Pictures stay out of this copy, which runs from the first line of the material through the line containing "from bokeh.resources import INLINE".

→ Data shown
┌──

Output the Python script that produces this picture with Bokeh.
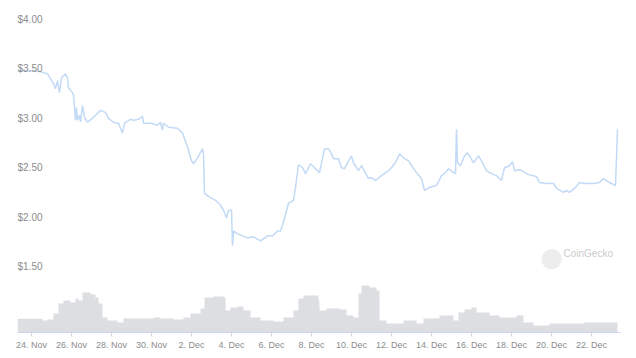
from bokeh.plotting import figure
from bokeh.models import Range1d, FixedTicker, Label
from bokeh.core.properties import value
from bokeh.embed import file_html
from bokeh.resources import INLINE

# time in days since 24 Nov 00:00
price_days = [-0.70, -0.30, 0.10, 0.45, 0.80, 1.10, 1.20, 1.30, 1.40, 1.50, 1.70, 1.80, 1.85,
              2.05, 2.10, 2.20, 2.25, 2.30, 2.40, 2.45, 2.55, 2.65, 2.80, 3.05, 3.20, 3.45,
              3.70, 3.85, 4.10, 4.35, 4.55, 4.65, 4.95, 5.10, 5.35, 5.55, 5.60, 5.95, 6.30,
              6.45, 6.55, 6.60, 6.85, 7.30, 7.55, 7.80, 8.00, 8.10, 8.30, 8.55, 8.60, 8.65,
              8.85, 9.20, 9.45, 9.60, 9.75, 9.85, 10.00, 10.05, 10.10, 10.30, 10.80, 11.10,
              11.45, 11.80, 12.05, 12.30, 12.45, 12.60, 12.85, 13.10, 13.20, 13.35, 13.55,
              13.70, 13.95, 14.20, 14.40, 14.65, 14.85, 15.00, 15.10, 15.35, 15.50, 15.65,
              15.85, 16.00, 16.10, 16.35, 16.50, 16.85, 17.00, 17.20, 17.50, 17.85, 18.00,
              18.25, 18.40, 18.60, 18.85, 19.10, 19.25, 19.50, 19.65, 19.90, 20.25, 20.50,
              20.65, 20.85, 21.10, 21.20, 21.25, 21.30, 21.45, 21.65, 21.80, 21.90, 22.10,
              22.35, 22.50, 22.75, 23.00, 23.25, 23.50, 23.65, 23.90, 24.05, 24.15, 24.40,
              24.85, 25.25, 25.40, 25.75, 26.10, 26.25, 26.60, 26.75, 26.90, 27.15, 27.40,
              27.65, 28.10, 28.40, 28.60, 28.90, 29.20, 29.30]
price_usd = [3.49, 3.48, 3.48, 3.47, 3.45, 3.35, 3.30, 3.38, 3.26, 3.41, 3.45, 3.41, 3.31,
             3.26, 3.23, 2.98, 3.11, 2.98, 3.03, 2.96, 3.13, 3.01, 2.96, 3.00, 3.03, 3.08,
             3.06, 3.00, 2.96, 2.95, 2.85, 2.95, 2.99, 2.98, 2.99, 3.02, 2.95, 2.95, 2.93,
             2.96, 2.88, 2.95, 2.91, 2.90, 2.85, 2.71, 2.57, 2.54, 2.60, 2.69, 2.64, 2.24,
             2.21, 2.17, 2.12, 2.07, 1.99, 2.07, 2.07, 1.71, 1.86, 1.83, 1.79, 1.80,
             1.76, 1.81, 1.81, 1.86, 1.86, 1.95, 2.14, 2.17, 2.30, 2.53, 2.50,
             2.44, 2.54, 2.49, 2.45, 2.69, 2.69, 2.64, 2.59, 2.59, 2.50, 2.49,
             2.57, 2.62, 2.55, 2.47, 2.52, 2.39, 2.40, 2.37, 2.42, 2.47, 2.50,
             2.57, 2.64, 2.60, 2.57, 2.49, 2.45, 2.39, 2.27, 2.30, 2.32, 2.42,
             2.44, 2.49, 2.45, 2.44, 2.89, 2.55, 2.52, 2.62, 2.65, 2.62, 2.55,
             2.62, 2.57, 2.47, 2.44, 2.42, 2.37, 2.50, 2.52, 2.56, 2.47, 2.48,
             2.43, 2.41, 2.35, 2.34, 2.34, 2.29, 2.25, 2.27, 2.25, 2.29, 2.35,
             2.34, 2.34, 2.35, 2.39, 2.35, 2.32, 2.89]

vol_days = [-0.70, 0.55, 0.80, 1.10, 1.35, 1.60, 1.95, 2.20, 2.35, 2.55, 2.95, 3.20, 3.35,
            3.55, 3.80, 4.30, 4.60, 6.10, 6.45, 7.10, 7.60, 7.95, 8.45, 8.65, 9.10, 9.60,
            9.70, 9.95, 10.30, 10.60, 10.95, 11.45, 12.10, 12.60, 13.10, 13.35, 13.60,
            14.05, 14.35, 14.40, 14.75, 15.40, 15.75, 16.10, 16.35, 16.50, 16.90, 17.25,
            17.40, 17.75, 18.60, 19.25, 19.60, 20.40, 21.10, 21.35, 21.65, 22.00, 22.25,
            22.90, 23.40, 24.25, 24.60, 25.10, 25.90, 26.75, 27.60]
vol_end_day = 29.30
vol_musd = [1.37, 1.20, 1.30, 1.90, 2.90, 3.20, 3.00, 3.40, 3.20, 4.00, 3.80, 3.50, 2.90,
            1.50, 1.20, 1.00, 1.40, 1.50, 1.40, 1.30, 1.50, 1.90, 2.40, 3.50, 3.60, 3.50,
            2.20, 2.50, 2.60, 2.20, 1.50, 1.20, 1.10, 1.50, 2.20, 3.40, 3.70,
            3.70, 3.20, 2.20, 2.40, 2.30, 1.70, 1.50, 3.90, 4.70, 4.50, 4.20,
            1.20, 0.90, 1.20, 0.90, 1.40, 1.70, 1.20, 2.00, 2.30, 2.50, 2.00,
            1.70, 1.50, 1.70, 1.00, 0.70, 0.90, 0.90, 1.00]

x_tick_days = [0, 2, 4, 6, 8, 10, 12, 14, 16, 18, 20, 22, 24, 26, 28]
x_tick_labels = ["24. Nov", "26. Nov", "28. Nov", "30. Nov", "2. Dec", "4. Dec", "6. Dec",
                 "8. Dec", "10. Dec", "12. Dec", "14. Dec", "16. Dec", "18. Dec",
                 "20. Dec", "22. Dec"]
y_tick_values = [1.5, 2.0, 2.5, 3.0, 3.5, 4.0]
y_tick_labels = ["$1.50", "$2.00", "$2.50", "$3.00", "$3.50", "$4.00"]

FONT = "Liberation Sans"
LABEL_COLOR = "#8c8c8c"

x_start, x_end = -0.70, 29.45
p = figure(width=636, height=358, output_backend="svg", toolbar_location=None,
           x_range=Range1d(x_start, x_end), y_range=Range1d(0.832, 4.091),
           y_axis_location=None, min_border_left=17, min_border_right=16,
           min_border_top=10, min_border_bottom=26)
p.outline_line_color = None
p.xgrid.visible = False
p.ygrid.visible = False
p.background_fill_color = "white"
p.border_fill_color = "white"

p.extra_y_ranges = {"vol": Range1d(0, 32.2)}

# volume as a continuous step area (each value holds until the next timestamp)
step_x = vol_days + [vol_end_day]
step_y = vol_musd + [vol_musd[-1]]
p.varea_step(x=step_x, y1=[0] * len(step_x), y2=step_y, step_mode="after",
             y_range_name="vol", fill_color="#dcdee2")

p.line(price_days, price_usd, line_color="#c2daf5", line_width=1.5)

# y labels inside plot, left aligned
p.text(x=[x_start] * len(y_tick_values), y=y_tick_values, text=y_tick_labels,
       text_font=value(FONT), text_font_size="10px", text_color=LABEL_COLOR,
       text_align="left", text_baseline="middle")

ax = p.xaxis[0]
ax.ticker = FixedTicker(ticks=x_tick_days)
ax.major_label_overrides = {d: lab for d, lab in zip(x_tick_days, x_tick_labels)}
ax.major_label_text_font = FONT
ax.major_label_text_font_size = "9px"
ax.major_label_text_color = LABEL_COLOR
ax.axis_line_color = "#ccd6eb"
ax.major_tick_line_color = "#ccd6eb"
ax.major_tick_out = 4
ax.major_tick_in = 0
ax.minor_tick_line_color = None
ax.major_label_standoff = 3

# watermark
p.add_layout(Label(x=26.0, y=1.60, text="●", text_font="DejaVu Sans",
                   text_font_size="26px", text_color="#ededed",
                   text_align="center", text_baseline="middle"))
p.add_layout(Label(x=26.6, y=1.63, text="CoinGecko", text_font=FONT,
                   text_font_size="10px", text_color="#cbcbcb",
                   text_align="left", text_baseline="middle"))

open("out.html", "w").write(file_html(p, INLINE))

└──

→ The reply
Output the Python script that produces this picture with Bokeh.
from bokeh.plotting import figure
from bokeh.models import Range1d, FixedTicker, Label
from bokeh.core.properties import value
from bokeh.embed import file_html
from bokeh.resources import INLINE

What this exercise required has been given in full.